The syllabus uses the symbol \( E \) for e.m.f.
\[ E = \frac{W}{Q} \]

Note: Be careful not to confuse this \( E \) (e.m.f.) with energy or electric field strength! In your exams, context is key.

The Distinction in Energy Transfer

This is the most important part to remember for your OCR A Level exams:
1. e.m.f.: Energy is transferred FROM other forms (chemical in a battery) TO electrical energy per unit charge.
2. p.d.: Energy is transferred FROM electrical energy TO other forms (heat in a resistor) per unit charge.

Analogy Time: The Delivery Truck

Imagine a delivery truck (the Charge) in a city.
- The truck goes to a warehouse (the Source/Battery) to get loaded with packages (Energy). The warehouse is the e.m.f.
- The truck then drives to a house (the Bulb) and drops off the packages. This drop-off is the p.d.

3. Energy Transfer Equations

By rearranging our definitions for \( V \) and \( E \), we can find the total energy transferred in a circuit. This is useful for calculating how much work a battery can do or how much heat a heater will produce.

The Standard Equations:

For a component: \( W = VQ \)
For a source: \( W = EQ \)

Since we know that charge (\( Q \)) is equal to current (\( I \)) multiplied by time (\( t \)), we can also write:
\( W = VIt \)

Accelerating Particles (The Electron Gun)

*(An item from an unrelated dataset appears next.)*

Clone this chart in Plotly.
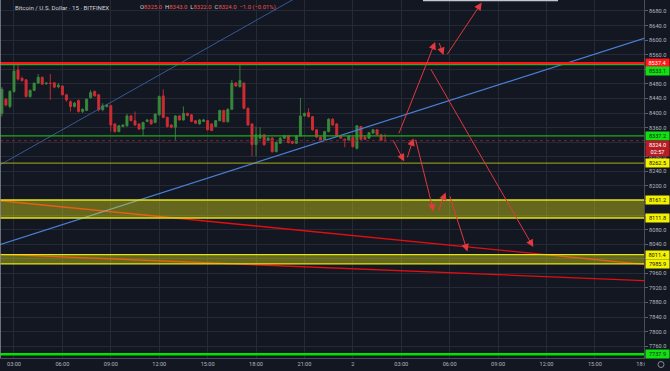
import pandas as pd
import plotly.graph_objects as go

# ---------------- data ----------------
opens = [8399, 8438, 8418, 8459, 8518, 8495, 8491, 8445, 8462, 8482,
         8498, 8480, 8482, 8483, 8472, 8474, 8450, 8431, 8418, 8434,
         8404, 8407, 8442, 8459, 8450, 8409, 8418, 8420, 8370, 8349,
         8363, 8365, 8392, 8379, 8370, 8356, 8377, 8381, 8374, 8395,
         8447, 8388, 8367, 8361, 8392, 8381, 8399, 8395, 8379, 8370,
         8377, 8379, 8370, 8363, 8379, 8407, 8376, 8410, 8482, 8472,
         8482, 8413, 8370, 8313, 8331, 8340, 8325, 8331, 8294, 8317,
         8331, 8337, 8322, 8317, 8337, 8392, 8401, 8390, 8354, 8334,
         8326, 8349, 8383, 8370, 8337, 8328, 8325, 8334, 8303, 8363,
         8334, 8331, 8345, 8354, 8340, 8325]
highs = [8471, 8441, 8463, 8535, 8535, 8500, 8493, 8465, 8483, 8507,
         8500, 8484, 8507, 8485, 8482, 8476, 8452, 8435, 8430, 8437,
         8413, 8440, 8463, 8462, 8452, 8427, 8425, 8423, 8372, 8367,
         8369, 8398, 8395, 8404, 8372, 8376, 8383, 8383, 8399, 8448,
         8465, 8390, 8369, 8394, 8394, 8418, 8401, 8397, 8381, 8383,
         8384, 8381, 8372, 8381, 8409, 8409, 8413, 8491, 8485, 8535,
         8485, 8415, 8372, 8363, 8361, 8342, 8334, 8334, 8322, 8334,
         8340, 8340, 8324, 8340, 8441, 8401, 8413, 8392, 8356, 8336,
         8351, 8386, 8386, 8372, 8339, 8330, 8340, 8336, 8367, 8365,
         8336, 8348, 8356, 8356, 8343, 8343]
lows = [8390, 8418, 8413, 8456, 8489, 8486, 8443, 8442, 8460, 8480,
        8477, 8478, 8436, 8468, 8468, 8448, 8431, 8404, 8415, 8401,
        8400, 8405, 8440, 8445, 8404, 8405, 8415, 8349, 8346, 8347,
        8361, 8362, 8377, 8365, 8353, 8337, 8375, 8368, 8372, 8393,
        8386, 8360, 8358, 8326, 8379, 8379, 8391, 8375, 8370, 8368,
        8375, 8352, 8350, 8361, 8377, 8374, 8374, 8408, 8472, 8470,
        8410, 8365, 8281, 8281, 8328, 8310, 8322, 8291, 8292, 8315,
        8329, 8316, 8315, 8315, 8335, 8390, 8388, 8351, 8331, 8323,
        8324, 8347, 8365, 8334, 8329, 8306, 8323, 8305, 8300, 8326,
        8326, 8329, 8343, 8338, 8323, 8322]
closes = [8465, 8422, 8459, 8515, 8493, 8489, 8445, 8462, 8482, 8498,
          8479, 8482, 8481, 8471, 8476, 8450, 8436, 8418, 8427, 8404,
          8410, 8438, 8456, 8447, 8409, 8420, 8422, 8367, 8349, 8365,
          8367, 8392, 8379, 8367, 8356, 8374, 8381, 8370, 8397, 8445,
          8388, 8363, 8361, 8392, 8381, 8399, 8393, 8377, 8372, 8381,
          8381, 8354, 8352, 8379, 8407, 8376, 8410, 8482, 8474, 8489,
          8413, 8367, 8313, 8340, 8340, 8313, 8331, 8294, 8319, 8331,
          8337, 8319, 8317, 8337, 8392, 8399, 8390, 8354, 8334, 8326,
          8349, 8383, 8367, 8337, 8331, 8326, 8337, 8308, 8365, 8328,
          8328, 8346, 8354, 8340, 8325, 8324]
bar_times = pd.date_range("2019-06-01 02:15", periods=len(opens), freq="15min")

x_tick_times = ["2019-06-01 03:00", "2019-06-01 06:00", "2019-06-01 09:00",
                "2019-06-01 12:00", "2019-06-01 15:00", "2019-06-01 18:00",
                "2019-06-01 21:00", "2019-06-02 00:00", "2019-06-02 03:00",
                "2019-06-02 06:00", "2019-06-02 09:00", "2019-06-02 12:00",
                "2019-06-02 15:00", "2019-06-02 18:00"]
x_tick_labels = ["03:00", "06:00", "09:00", "12:00", "15:00", "18:00", "21:00",
                 "2", "03:00", "06:00", "09:00", "12:00", "15:00", "18:00"]

y_ticks = [7760, 7800, 7840, 7880, 7920, 7960, 8000, 8040, 8080, 8120, 8160,
           8200, 8240, 8280, 8320, 8360, 8400, 8440, 8480, 8520, 8560, 8600,
           8640, 8680]
y_hidden_ticks = [8000, 8120, 8160, 8320, 8520]

# horizontal levels
level_red = 8537.4
level_green_top = 8533.1
level_green_mid = 8337.2
level_yellow = 8262.5
band_upper = [8111.8, 8161.2]
band_lower = [7985.9, 8011.4]
level_green_bottom = 7737.9
countdown = "02:57"

# trend lines (anchor points)
blue_main_t = ["2019-06-01 02:00", "2019-06-02 18:30"]
blue_main_p = [8037.2, 8611.5]
blue_thin_t = ["2019-06-01 02:00", "2019-06-01 21:00"]
blue_thin_p = [8254.3, 8729.0]
red_a_t = ["2019-06-01 02:00", "2019-06-02 18:30"]
red_a_p = [8159.9, 7982.7]
red_b_t = ["2019-06-01 02:00", "2019-06-02 18:30"]
red_b_p = [8012.3, 7939.2]

# projected-path arrows: (tail time, tail price, head time, head price)
arrow_tail_t = ["2019-06-02 02:49", "2019-06-02 05:19", "2019-06-02 05:47",
                "2019-06-02 04:47", "2019-06-02 02:27", "2019-06-02 03:21",
                "2019-06-02 03:52", "2019-06-02 05:16", "2019-06-02 05:59"]
arrow_tail_p = [8340, 8596, 8557, 8524, 8329, 8274, 8331, 8128, 8176]
arrow_head_t = ["2019-06-02 05:06", "2019-06-02 05:37", "2019-06-02 07:59",
                "2019-06-02 11:11", "2019-06-02 03:11", "2019-06-02 03:45",
                "2019-06-02 05:00", "2019-06-02 05:45", "2019-06-02 07:06"]
arrow_head_p = [8595, 8559, 8703, 8032, 8267, 8331, 8130, 8182, 8020]

x_range = ["2019-06-01 02:08", "2019-06-02 18:02:30"]
y_range = [7727.7, 8710.1]

# ---------------- figure ----------------
BG = "#131722"
GRID = "#252a36"
TXT = "#b2b5be"
FONT = "Roboto, 'Noto Sans', sans-serif"

fig = go.Figure()

fig.add_trace(go.Candlestick(
    x=bar_times, open=opens, high=highs, low=lows, close=closes,
    increasing=dict(line=dict(color="#39893c", width=0.9), fillcolor="#39893c"),
    decreasing=dict(line=dict(color="#cf2c33", width=0.9), fillcolor="#cf2c33"),
    whiskerwidth=0, hoverinfo="skip", showlegend=False))

def add_line(t, p, color, width):
    fig.add_trace(go.Scatter(x=t, y=p, mode="lines", line=dict(color=color, width=width),
                             hoverinfo="skip", showlegend=False))

add_line(red_a_t, red_a_p, "#e30e0e", 1.4)
add_line(red_b_t, red_b_p, "#e30e0e", 1.4)
add_line(blue_main_t, blue_main_p, "#4a80d8", 1.2)
add_line(blue_thin_t, blue_thin_p, "#3d69b3", 0.8)

shapes = []
for lo, hi in (band_upper, band_lower):
    shapes.append(dict(type="rect", xref="paper", x0=0, x1=1, yref="y", y0=lo, y1=hi,
                       fillcolor="rgba(235,235,20,0.38)", line=dict(width=0), layer="above"))
    for v in (lo, hi):
        shapes.append(dict(type="line", xref="paper", x0=0, x1=1, yref="y", y0=v, y1=v,
                           line=dict(color="#e2e21a", width=1.4), layer="above"))

def hline(v, color, width, dash="solid"):
    shapes.append(dict(type="line", xref="paper", x0=0, x1=1, yref="y", y0=v, y1=v,
                       line=dict(color=color, width=width, dash=dash), layer="above"))

hline(closes[-1], "#7d2630", 1, "dot")
hline(level_yellow, "#a9a91e", 1)
hline(level_green_mid, "#1fa81f", 1.3)
hline(level_green_top, "#3f9f2a", 1.6)
hline(level_red, "#ff1414", 2)
hline(level_green_bottom, "#00e400", 2.6)

# left frame edge & top tooltip edge
shapes.append(dict(type="line", xref="paper", yref="paper", x0=0, x1=0, y0=0, y1=1,
                   line=dict(color="#8c8f99", width=1.5), layer="above"))
shapes.append(dict(type="line", xref="paper", yref="paper", x0=423 / 644, x1=558 / 644,
                   y0=1, y1=1, line=dict(color="#c3c6ce", width=2.5), layer="above"))
# mask the clipped time label under the price scale
shapes.append(dict(type="rect", xref="paper", yref="paper", x0=1.0015, x1=1.06, y0=-0.06, y1=-0.001,
                   fillcolor=BG, line=dict(width=0), layer="above"))
# gear icon
shapes.append(dict(type="circle", xref="paper", yref="paper", x0=1 + 14 / 644, x1=1 + 20 / 644,
                   y0=-9.5 / 358, y1=-3.5 / 358, line=dict(color="#868993", width=1), layer="above"))

annotations = []
for ht, hp, tt, tp in zip(arrow_head_t, arrow_head_p, arrow_tail_t, arrow_tail_p):
    annotations.append(dict(x=ht, y=hp, ax=tt, ay=tp, xref="x", yref="y", axref="x", ayref="y",
                            showarrow=True, arrowhead=2, arrowsize=1.5, arrowwidth=1,
                            arrowcolor="#e0393e", text="", standoff=0, startstandoff=0))

def price_label(v, text, bg, fg, yshift=0):
    annotations.append(dict(x=1, xref="paper", xanchor="left", xshift=1, y=v, yref="y",
                            yanchor="middle", yshift=yshift, text=text, showarrow=False,
                            bgcolor=bg, font=dict(family=FONT, size=5.6, color=fg),
                            width=21, height=6, borderpad=1, align="center"))

price_label(level_red, f"{level_red:.1f}", "#ff1a1a", "#ffffff")
price_label(level_green_top, f"{level_green_top:.1f}", "#12e012", "#0b2a0b", -6.3)
price_label(level_green_mid, f"{level_green_mid:.1f}", "#12e012", "#0b2a0b")
price_label(closes[-1], f"{closes[-1]:.1f}", "#b71c24", "#ffffff", -3.8)
price_label(closes[-1], countdown, "#b71c24", "#ffffff", -11.3)
price_label(level_yellow, f"{level_yellow:.1f}", "#f2f200", "#111111")
for v in band_upper[::-1] + band_lower[::-1]:
    price_label(v, f"{v:.1f}", "#f2f200", "#111111")
price_label(level_green_bottom, f"{level_green_bottom:.1f}", "#12e012", "#0b2a0b")

# header
RED = "#ef5350"
chg = closes[-1] - closes[-2]
pct = chg / closes[-2] * 100
ohlc = (f"O<span style='color:{RED}'>{opens[-1]:.1f}</span>  "
        f"H<span style='color:{RED}'>{highs[-1]:.1f}</span>  "
        f"L<span style='color:{RED}'>{lows[-1]:.1f}</span>  "
        f"C<span style='color:{RED}'>{closes[-1]:.1f}</span>  "
        f"<span style='color:{RED}'>{chg:+.1f} ({pct:+.2f}%)</span>").replace("-", "\u2212")
annotations.append(dict(x=0, y=1, xref="paper", yref="paper", xanchor="left", yanchor="top",
                        xshift=13, yshift=-1.5, showarrow=False,
                        text="Bitcoin / U.S. Dollar · 15 · BITFINEX",
                        font=dict(family=FONT, size=6.1, color="#d1d4dc")))
annotations.append(dict(x=0, y=1, xref="paper", yref="paper", xanchor="left", yanchor="top",
                        xshift=138, yshift=-1.5, showarrow=False, text=ohlc,
                        font=dict(family=FONT, size=5.9, color="#d1d4dc")))

y_text = [("" if v in y_hidden_ticks else f"{v:.1f}") for v in y_ticks]

fig.update_layout(
    width=670, height=371, margin=dict(l=0, r=26, t=0, b=13),
    paper_bgcolor=BG, plot_bgcolor=BG, showlegend=False,
    font=dict(family=FONT, color=TXT, size=6),
    boxgap=0.28, shapes=shapes, annotations=annotations,
    xaxis=dict(type="date", range=x_range, tickvals=x_tick_times, ticktext=x_tick_labels,
               showgrid=True, gridcolor=GRID, gridwidth=1, zeroline=False,
               showline=True, linecolor="#4a4d58", linewidth=1, ticks="",
               tickfont=dict(family=FONT, size=5.6, color=TXT),
               rangeslider=dict(visible=False), fixedrange=True),
    yaxis=dict(side="right", range=y_range, tickvals=y_ticks, ticktext=y_text,
               showgrid=True, gridcolor=GRID, gridwidth=1, zeroline=False,
               showline=True, linecolor="#4a4d58", linewidth=1,
               ticks="outside", ticklen=3, tickcolor="#5d606b",
               tickfont=dict(family=FONT, size=5.6, color=TXT), fixedrange=True),
)

fig.write_html(
    "out.html",
    config={"displayModeBar": False},
    post_script="document.body.style.margin='0';document.body.style.padding='0';"
                "document.body.style.overflow='hidden';"
                "document.body.style.background='#131722';",
)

Sometimes, we use a potential difference to speed up particles like electrons. When an electron is accelerated through a p.d., the electrical work done on it becomes Kinetic Energy.

The energy transferred is \( eV \), where \( e \) is the elementary charge (\( 1.60 \times 10^{-19}\text{ C} \)).
Setting the work done equal to kinetic energy gives us:
\[ eV = \frac{1}{2}mv^2 \]

Where:
\( e \) = Charge of an electron (\( 1.60 \times 10^{-19}\text{ C} \))
\( V \) = Accelerating potential difference (V)
\( m \) = Mass of the particle (kg)
\( v \) = Final velocity of the particle (m/s)

Did you know? This principle was used in old "CRT" televisions to fire electrons at the screen to create an image!

4. Summary and Memory Aids

Memory Aid: "E" is for Entrance

Think E.m.f. = Energy Entering the circuit (at the battery).
Think P.d. = Energy Passing out of the circuit (at the component).

Common Mistake to Avoid:

Many students think e.m.f. and p.d. are different "things." They aren't! They are both Joules per Coulomb. The only difference is the direction of the energy transfer (into the charges or out of the charges).

Quick Review Box:

• p.d. (V): Work done by the charge (Electrical -> Other).
• e.m.f. (E): Work done on the charge (Other -> Electrical).
• The Volt: \( 1\text{ V} = 1\text{ J/C} \).
• Work Done: \( W = VQ \) or \( W = EQ \).
• Electron speed: \( eV = \frac{1}{2}mv^2 \).

You're doing great! This chapter is the foundation for understanding how batteries work and how circuits use power. Keep practicing those \( W = VQ \) calculations, and it will become second nature!